Dari perumpamaan yang kita baca, Yesus menyatakan bahwa sikap membanding-bandingkan berasal dari keyakinan bahwa Allah tidak adil dan Dia tidak berhak untuk bersikap lebih murah hati kepada orang lain daripada kepada kita. Ketika kita mendapati bahwa hidup orang lain lebih baik daripada hidup kita, kita merasa Allah tidak adil. Allah seharusnya memperlakukan saya sama dengan mereka. Apa kelebihan mereka dibandingkan saya sehingga menikmati hidup yang lebih baik? Kita lupa bahwa Allah itu berdaulat. Dia berhak untuk bersikap lebih murah hati kepada seorang daripada yang lain, tanpa perlu menyatakan alasannya. Terdengar seperti penjelasan yang “pahit”, sebenarnya tidak.

Mari kita berhenti sejenak berfokus pada apa yang tidak kita miliki atau alami. Sekarang kita berfokus pada hidup yang telah diberikan Allah bagi kita.
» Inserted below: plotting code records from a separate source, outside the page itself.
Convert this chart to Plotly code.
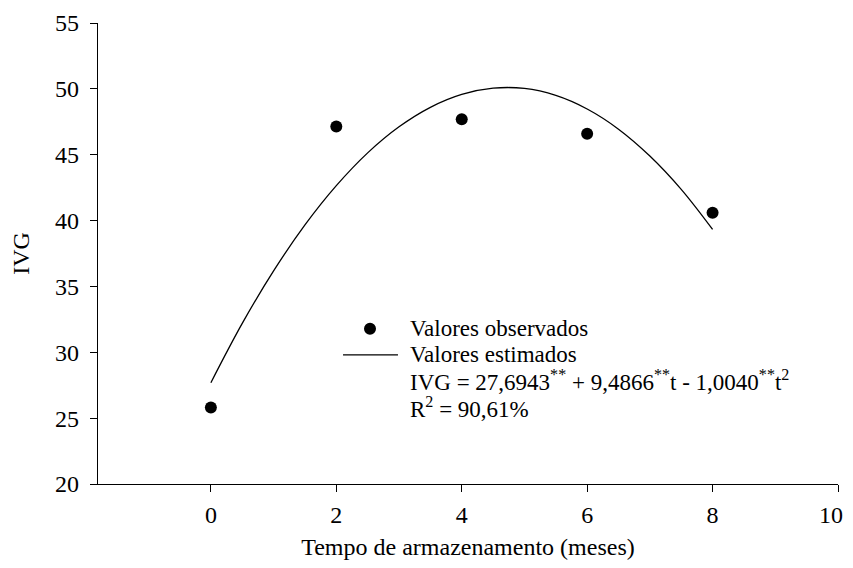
import plotly.graph_objects as go

# Observed data
months = [0, 2, 4, 6, 8]
ivg_observed = [25.8, 47.15, 47.7, 46.6, 40.6]

# Estimated (fitted) curve
t_est = [0, 0.5, 1, 1.5, 2, 2.5, 3, 3.5, 4, 4.5, 5, 5.5, 6, 6.5, 7, 7.5, 8]
ivg_est = [27.69, 32.19, 36.18, 39.67, 42.65, 45.14, 47.12, 48.60, 49.58,
           50.05, 50.03, 49.50, 48.47, 46.94, 44.90, 42.37, 39.33]

x_ticks = [0, 2, 4, 6, 8, 10]
x_tick_labels = ["0", "2", "4", "6", "8", "10"]
y_ticks = [20, 25, 30, 35, 40, 45, 50, 55]

legend_observed = "Valores observados"
legend_estimated = "Valores estimados"
equation_text = "IVG = 27,6943<sup>**</sup> + 9,4866<sup>**</sup>t - 1,0040<sup>**</sup>t<sup>2</sup>"
r2_text = "R<sup>2</sup> = 90,61%"

FONT = "Liberation Serif"
FS = 24
FS_LEG = 23

# page body has an 8px margin; plot area target in page pixels
OFF = 8
W, H = 853 - OFF, 568 - 2 * OFF
px0, px1 = 97.7 - OFF, 838.5 - OFF
py0, py1 = 22.5 - OFF, 484.5 - OFF

fig = go.Figure()
fig.add_trace(go.Scatter(x=t_est, y=ivg_est, mode="lines", line=dict(color="black", width=1.3, shape="spline"),
                         showlegend=False, hoverinfo="skip"))
fig.add_trace(go.Scatter(x=months, y=ivg_observed, mode="markers",
                         marker=dict(color="black", size=12), showlegend=False))

def xp(px):
    return (px - OFF - px0) / (px1 - px0)
def yp(py):
    return (py1 - (py - OFF)) / (py1 - py0)

rows = [329, 355, 381, 408]
texts = [legend_observed, legend_estimated, equation_text, r2_text]
for r, t in zip(rows, texts):
    fig.add_annotation(x=xp(408), y=yp(r), xref="paper", yref="paper", text=t, showarrow=False,
                       xanchor="left", yanchor="middle", font=dict(family=FONT, size=FS_LEG, color="black"))

fig.add_shape(type="circle", xref="paper", yref="paper", xsizemode="pixel", ysizemode="pixel",
              xanchor=xp(370), yanchor=yp(rows[0]), x0=-6, x1=6, y0=-6, y1=6,
              fillcolor="black", line=dict(color="black", width=0))
fig.add_shape(type="line", xref="paper", yref="paper", x0=xp(343), x1=xp(398), y0=yp(rows[1]), y1=yp(rows[1]),
              line=dict(color="black", width=1.3))

# last x tick label sits at the page edge: draw it right-aligned so it stays visible
fig.add_annotation(x=xp(846), y=yp(516), xref="paper", yref="paper", text=x_tick_labels[-1], showarrow=False,
                   xanchor="right", yanchor="middle", font=dict(family=FONT, size=FS, color="black"))

fig.update_layout(
    width=W, height=H,
    margin=dict(l=px0, r=W - px1, t=py0, b=H - py1, autoexpand=False),
    paper_bgcolor="white", plot_bgcolor="white",
    font=dict(family=FONT, size=FS, color="black"),
)
fig.update_xaxes(range=[-1.8, 10], tickvals=x_ticks, ticktext=x_tick_labels[:-1] + [""],
                 ticks="outside", ticklen=7, tickwidth=1.3, tickcolor="black",
                 showline=True, linecolor="black", linewidth=1.3, showgrid=False, zeroline=False,
                 title=dict(text="Tempo de armazenamento (meses)", standoff=16, font=dict(family=FONT, size=FS)),
                 tickfont=dict(family=FONT, size=FS), automargin=False, ticklabelstandoff=2)
fig.update_yaxes(range=[20, 55], tickvals=y_ticks, ticks="outside", ticklen=7, tickwidth=1.3, tickcolor="black",
                 showline=True, linecolor="black", linewidth=1.3, showgrid=False, zeroline=False,
                 title=dict(text="IVG", standoff=20, font=dict(family=FONT, size=FS)),
                 tickfont=dict(family=FONT, size=FS), automargin=False, ticklabelstandoff=6)

fig.write_html("out.html")
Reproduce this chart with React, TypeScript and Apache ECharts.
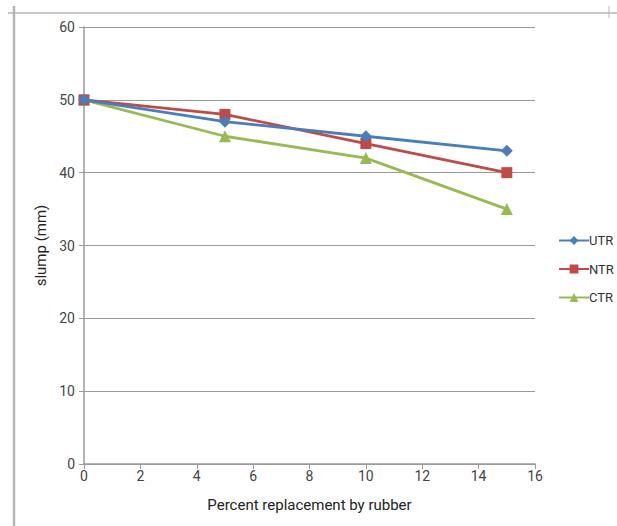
import React, { useEffect, useRef } from "react";
import * as echarts from "echarts";

const xValues = [0, 5, 10, 15];
const utr = [50, 47, 45, 43];
const ntr = [50, 48, 44, 40];
const ctr = [50, 45, 42, 35];
const seriesNames = ["UTR", "NTR", "CTR"];

export default function App() {
  const ref = useRef<HTMLDivElement>(null);
  useEffect(() => {
    const chart = echarts.init(ref.current!, null, { renderer: "svg" });
    const font = "Roboto, 'Noto Sans', sans-serif";
    const mk = (vals: number[]) => xValues.map((x, i) => [x, vals[i]]);
    const colors = ["#4a7ebb", "#be4b48", "#98b954"];
    const symbols = ["diamond", "rect", "triangle"];
    const sizes = [12, 11, 12];
    const data = [utr, ntr, ctr];
    chart.setOption({
      animation: false,
      backgroundColor: "#ffffff",
      textStyle: { fontFamily: font },
      grid: { left: 84, right: 82, top: 27, bottom: 62, containLabel: false },
      legend: {
        orient: "vertical",
        left: 558,
        top: 234,
        padding: 0,
        itemGap: 15.5,
        itemWidth: 30,
        itemHeight: 11,
        textStyle: { fontFamily: font, fontSize: 13, color: "#333", padding: [0, 0, 0, -5] },
        data: seriesNames,
      },
      xAxis: {
        type: "value",
        min: 0,
        max: 16,
        interval: 2,
        name: "Percent replacement by rubber",
        nameLocation: "middle",
        nameGap: 33,
        nameTextStyle: { fontFamily: font, fontSize: 15, color: "#222" },
        axisLine: { show: true, lineStyle: { color: "#9a9a9a", width: 1.5 } },
        axisTick: { show: true, length: 5, lineStyle: { color: "#9a9a9a" } },
        axisLabel: { fontFamily: font, fontSize: 14, color: "#444", margin: 5 },
        splitLine: { show: false },
      },
      yAxis: {
        type: "value",
        min: 0,
        max: 60,
        interval: 10,
        name: "slump (mm)",
        nameLocation: "middle",
        nameGap: 31,
        nameRotate: 90,
        nameTextStyle: { fontFamily: font, fontSize: 15, color: "#222" },
        axisLine: { show: true, lineStyle: { color: "#9a9a9a", width: 1.5 } },
        axisTick: { show: true, length: 5, lineStyle: { color: "#9a9a9a" } },
        axisLabel: { fontFamily: font, fontSize: 14, color: "#444", margin: 9 },
        splitLine: { show: true, lineStyle: { color: "#9a9a9a", width: 1.2 } },
      },
      graphic: [
        { type: "line", shape: { x1: 8, y1: 13, x2: 617, y2: 13 }, style: { stroke: "#b5b5b5", lineWidth: 1.5 } },
        { type: "line", shape: { x1: 14, y1: 6, x2: 14, y2: 526 }, style: { stroke: "#b5b5b5", lineWidth: 2.5 } },
        { type: "line", shape: { x1: 609, y1: 6, x2: 609, y2: 18 }, style: { stroke: "#b5b5b5", lineWidth: 1 } },
      ],
      series: seriesNames.map((name, i) => ({
        name,
        type: "line",
        data: mk(data[i]),
        symbol: symbols[i],
        symbolSize: sizes[i],
        itemStyle: { color: colors[i] },
        lineStyle: { color: colors[i], width: 2.8 },
        z: 3 - i,
      })),
    });
    return () => chart.dispose();
  }, []);
  return <div ref={ref} style={{ width: 617, height: 526, position: "absolute", left: 0, top: 0 }} />;
}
Pada berkat-berkat yang kita terima yang tidak diterima orang lain. Misalnya, meskipun saya tidak bisa makan selahap orang lain, saya masih bisa makan. Meskipun saya tidak bisa jalan-jalan, saya masih bisa menikmati bunga-bunga indah dan suara burung berkicau di sekitar rumah saya. Ada banyak berkat yang Tuhan Yesus berikan kepada saya yang tidak saya syukuri karena saya tenggelam dalam sikap membanding-bandingkan. Oh, Bapa di Sorga, ampuni saya!

Refleksi diri:

  • Adakah sikap membanding-bandingkan diri terhadap orang lain yang menyebabkan Anda menuduh Allah tidak adil? Segera mohonkan pengampunan melalui doa.
  • Apa berkat-berkat yang bisa Anda syukuri? Sudahkah Anda berterima kasih kepada Yesus atas berkat-berkat tersebut?